— TASK INSTRUCTIONS —
Set down each line of the data below exactly as it stands, dropping the pictures.

Code that draws figures:
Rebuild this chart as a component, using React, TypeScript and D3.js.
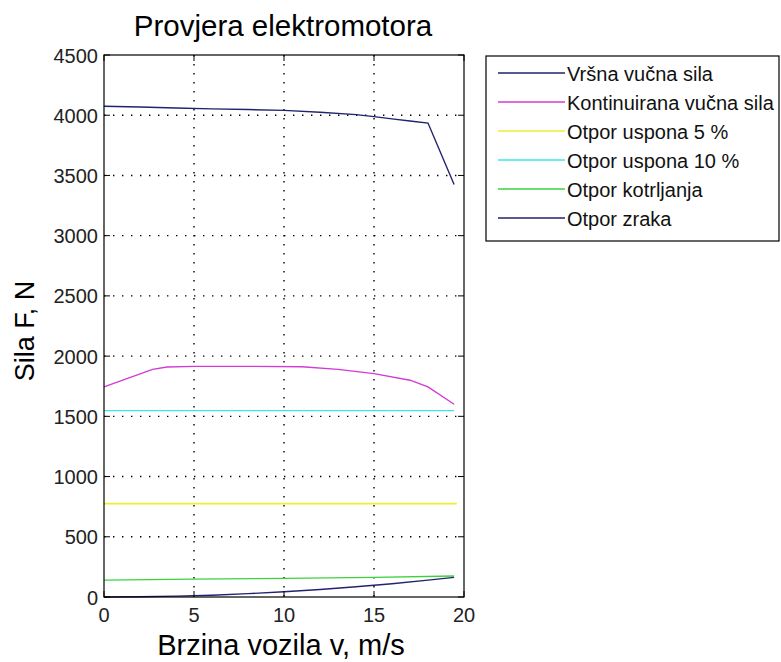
import React from "react";
import * as d3 from "d3";

const W = 781;
const H = 662;

const title = "Provjera elektromotora";
const xLabel = "Brzina vozila v, m/s";
const yLabel = "Sila F, N";

const xTicks = [0, 5, 10, 15, 20];
const yTicks = [0, 500, 1000, 1500, 2000, 2500, 3000, 3500, 4000, 4500];

const seriesNames = [
  "Vršna vučna sila",
  "Kontinuirana vučna sila",
  "Otpor uspona 5 %",
  "Otpor uspona 10 %",
  "Otpor kotrljanja",
  "Otpor zraka",
];
const seriesColors = ["#22226e", "#d23cd2", "#eeee30", "#3ee6e6", "#3cd23c", "#22226e"];

const peakV = [0, 2, 4, 6, 8, 10, 12, 14, 15, 16, 17, 18, 19.45];
const peakF = [4075, 4068, 4060, 4053, 4047, 4040, 4025, 4005, 3988, 3970, 3952, 3935, 3425];

const contV = [0, 2.7, 3.5, 5, 8, 11, 13, 15, 17, 18, 19.45];
const contF = [1745, 1890, 1910, 1915, 1915, 1912, 1890, 1855, 1800, 1745, 1600];

const slope5V = [0, 19.6];
const slope5F = [775, 775];

const slope10V = [0, 19.45];
const slope10F = [1547, 1547];

const rollV = [0, 5, 10, 15, 19.45];
const rollF = [140, 148, 155, 163, 174];

const airV = [0, 2, 4, 6, 8, 10, 12, 14, 16, 18, 19.45];
const airF = [0, 2, 7, 15, 28, 43, 62, 85, 110, 140, 163];

const seriesV = [peakV, contV, slope5V, slope10V, rollV, airV];
const seriesF = [peakF, contF, slope5F, slope10F, rollF, airF];

const plot = { left: 104, right: 464, top: 55, bottom: 597 };

export default function App() {
  const x = d3.scaleLinear().domain([0, 20]).range([plot.left, plot.right]);
  const y = d3.scaleLinear().domain([0, 4500]).range([plot.bottom, plot.top]);
  const line = d3
    .line<[number, number]>()
    .x((d) => x(d[0]))
    .y((d) => y(d[1]));

  const font = "'Liberation Sans', Arial, sans-serif";
  const legend = { left: 486, top: 56, right: 779, bottom: 241, row0: 73, rowH: 29 };

  return (
    <div style={{ position: "fixed", left: 0, top: 0, width: W, height: H, background: "#fff" }}>
      <svg width={W} height={H} style={{ display: "block" }} fontFamily={font}>
        <rect x={0} y={0} width={W} height={H} fill="#fff" />
        {/* grid */}
        {xTicks.slice(1, -1).map((t) => (
          <line key={"gx" + t} x1={x(t)} x2={x(t)} y1={plot.top} y2={plot.bottom}
            stroke="#000" strokeWidth={1.4} strokeDasharray="1.4 7.6" />
        ))}
        {yTicks.slice(1, -1).map((t) => (
          <line key={"gy" + t} x1={plot.left} x2={plot.right} y1={y(t)} y2={y(t)}
            stroke="#000" strokeWidth={1.4} strokeDasharray="1.4 7.6" />
        ))}
        {/* series */}
        {seriesNames.map((n, i) => (
          <path key={n}
            d={line(seriesV[i].map((v, k) => [v, seriesF[i][k]] as [number, number])) || ""}
            fill="none" stroke={seriesColors[i]} strokeWidth={i === 2 ? 1.8 : 1.4} />
        ))}
        {/* frame */}
        <rect x={plot.left} y={plot.top} width={plot.right - plot.left} height={plot.bottom - plot.top}
          fill="none" stroke="#000" strokeWidth={1.2} />
        {/* ticks */}
        {xTicks.map((t) => (
          <g key={"tx" + t}>
            <line x1={x(t)} x2={x(t)} y1={plot.bottom} y2={plot.bottom - 6} stroke="#000" />
            <line x1={x(t)} x2={x(t)} y1={plot.top} y2={plot.top + 6} stroke="#000" />
            <text x={x(t)} y={622} textAnchor="middle" fontSize={20} fill="#222">{t}</text>
          </g>
        ))}
        {yTicks.map((t) => (
          <g key={"ty" + t}>
            <line x1={plot.left} x2={plot.left + 6} y1={y(t)} y2={y(t)} stroke="#000" />
            <line x1={plot.right} x2={plot.right - 6} y1={y(t)} y2={y(t)} stroke="#000" />
            <text x={98} y={y(t) + 7.5} textAnchor="end" fontSize={20} fill="#222">{t}</text>
          </g>
        ))}
        {/* labels */}
        <text x={283} y={36} textAnchor="middle" fontSize={29.5} fill="#000">{title}</text>
        <text x={281} y={655} textAnchor="middle" fontSize={29} fill="#000">{xLabel}</text>
        <text transform={`translate(34, ${(plot.top + plot.bottom) / 2 + 5}) rotate(-90)`}
          textAnchor="middle" fontSize={27} fill="#000">{yLabel}</text>
        {/* legend */}
        <rect x={legend.left} y={legend.top} width={legend.right - legend.left}
          height={legend.bottom - legend.top} fill="#fff" stroke="#000" strokeWidth={1.2} />
        {seriesNames.map((n, i) => {
          const ry = legend.row0 + i * legend.rowH;
          return (
            <g key={"lg" + n}>
              <line x1={498} x2={565} y1={ry} y2={ry} stroke={seriesColors[i]} strokeWidth={1.4} />
              <text x={567} y={ry + 7.5} fontSize={20} fill="#111">{n}</text>
            </g>
          );
        })}
      </svg>
    </div>
  );
}
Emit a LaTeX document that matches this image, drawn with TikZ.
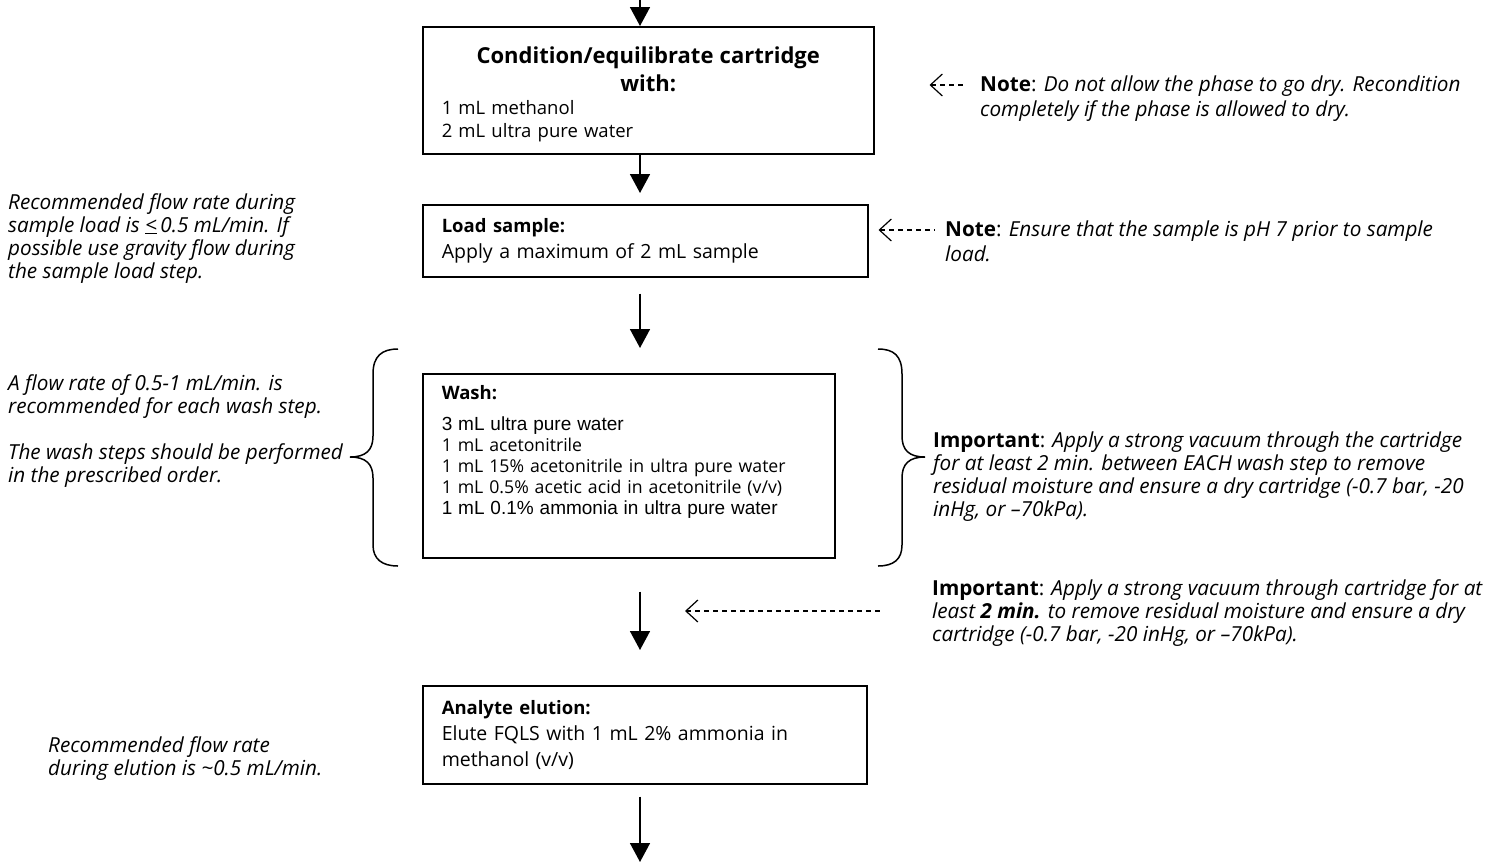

— ANSWER TO THE EXERCISE —
Rebuild this chart as a component, using React, TypeScript and D3.js.
import React from "react";
import * as d3 from "d3";

const W = 781;
const H = 662;

const title = "Provjera elektromotora";
const xLabel = "Brzina vozila v, m/s";
const yLabel = "Sila F, N";

const xTicks = [0, 5, 10, 15, 20];
const yTicks = [0, 500, 1000, 1500, 2000, 2500, 3000, 3500, 4000, 4500];

const seriesNames = [
  "Vršna vučna sila",
  "Kontinuirana vučna sila",
  "Otpor uspona 5 %",
  "Otpor uspona 10 %",
  "Otpor kotrljanja",
  "Otpor zraka",
];
const seriesColors = ["#22226e", "#d23cd2", "#eeee30", "#3ee6e6", "#3cd23c", "#22226e"];

const peakV = [0, 2, 4, 6, 8, 10, 12, 14, 15, 16, 17, 18, 19.45];
const peakF = [4075, 4068, 4060, 4053, 4047, 4040, 4025, 4005, 3988, 3970, 3952, 3935, 3425];

const contV = [0, 2.7, 3.5, 5, 8, 11, 13, 15, 17, 18, 19.45];
const contF = [1745, 1890, 1910, 1915, 1915, 1912, 1890, 1855, 1800, 1745, 1600];

const slope5V = [0, 19.6];
const slope5F = [775, 775];

const slope10V = [0, 19.45];
const slope10F = [1547, 1547];

const rollV = [0, 5, 10, 15, 19.45];
const rollF = [140, 148, 155, 163, 174];

const airV = [0, 2, 4, 6, 8, 10, 12, 14, 16, 18, 19.45];
const airF = [0, 2, 7, 15, 28, 43, 62, 85, 110, 140, 163];

const seriesV = [peakV, contV, slope5V, slope10V, rollV, airV];
const seriesF = [peakF, contF, slope5F, slope10F, rollF, airF];

const plot = { left: 104, right: 464, top: 55, bottom: 597 };

export default function App() {
  const x = d3.scaleLinear().domain([0, 20]).range([plot.left, plot.right]);
  const y = d3.scaleLinear().domain([0, 4500]).range([plot.bottom, plot.top]);
  const line = d3
    .line<[number, number]>()
    .x((d) => x(d[0]))
    .y((d) => y(d[1]));

  const font = "'Liberation Sans', Arial, sans-serif";
  const legend = { left: 486, top: 56, right: 779, bottom: 241, row0: 73, rowH: 29 };

  return (
    <div style={{ position: "fixed", left: 0, top: 0, width: W, height: H, background: "#fff" }}>
      <svg width={W} height={H} style={{ display: "block" }} fontFamily={font}>
        <rect x={0} y={0} width={W} height={H} fill="#fff" />
        {/* grid */}
        {xTicks.slice(1, -1).map((t) => (
          <line key={"gx" + t} x1={x(t)} x2={x(t)} y1={plot.top} y2={plot.bottom}
            stroke="#000" strokeWidth={1.4} strokeDasharray="1.4 7.6" />
        ))}
        {yTicks.slice(1, -1).map((t) => (
          <line key={"gy" + t} x1={plot.left} x2={plot.right} y1={y(t)} y2={y(t)}
            stroke="#000" strokeWidth={1.4} strokeDasharray="1.4 7.6" />
        ))}
        {/* series */}
        {seriesNames.map((n, i) => (
          <path key={n}
            d={line(seriesV[i].map((v, k) => [v, seriesF[i][k]] as [number, number])) || ""}
            fill="none" stroke={seriesColors[i]} strokeWidth={i === 2 ? 1.8 : 1.4} />
        ))}
        {/* frame */}
        <rect x={plot.left} y={plot.top} width={plot.right - plot.left} height={plot.bottom - plot.top}
          fill="none" stroke="#000" strokeWidth={1.2} />
        {/* ticks */}
        {xTicks.map((t) => (
          <g key={"tx" + t}>
            <line x1={x(t)} x2={x(t)} y1={plot.bottom} y2={plot.bottom - 6} stroke="#000" />
            <line x1={x(t)} x2={x(t)} y1={plot.top} y2={plot.top + 6} stroke="#000" />
            <text x={x(t)} y={622} textAnchor="middle" fontSize={20} fill="#222">{t}</text>
          </g>
        ))}
        {yTicks.map((t) => (
          <g key={"ty" + t}>
            <line x1={plot.left} x2={plot.left + 6} y1={y(t)} y2={y(t)} stroke="#000" />
            <line x1={plot.right} x2={plot.right - 6} y1={y(t)} y2={y(t)} stroke="#000" />
            <text x={98} y={y(t) + 7.5} textAnchor="end" fontSize={20} fill="#222">{t}</text>
          </g>
        ))}
        {/* labels */}
        <text x={283} y={36} textAnchor="middle" fontSize={29.5} fill="#000">{title}</text>
        <text x={281} y={655} textAnchor="middle" fontSize={29} fill="#000">{xLabel}</text>
        <text transform={`translate(34, ${(plot.top + plot.bottom) / 2 + 5}) rotate(-90)`}
          textAnchor="middle" fontSize={27} fill="#000">{yLabel}</text>
        {/* legend */}
        <rect x={legend.left} y={legend.top} width={legend.right - legend.left}
          height={legend.bottom - legend.top} fill="#fff" stroke="#000" strokeWidth={1.2} />
        {seriesNames.map((n, i) => {
          const ry = legend.row0 + i * legend.rowH;
          return (
            <g key={"lg" + n}>
              <line x1={498} x2={565} y1={ry} y2={ry} stroke={seriesColors[i]} strokeWidth={1.4} />
              <text x={567} y={ry + 7.5} fontSize={20} fill="#111">{n}</text>
            </g>
          );
        })}
      </svg>
    </div>
  );
}
Emit a LaTeX document that matches this image, drawn with TikZ.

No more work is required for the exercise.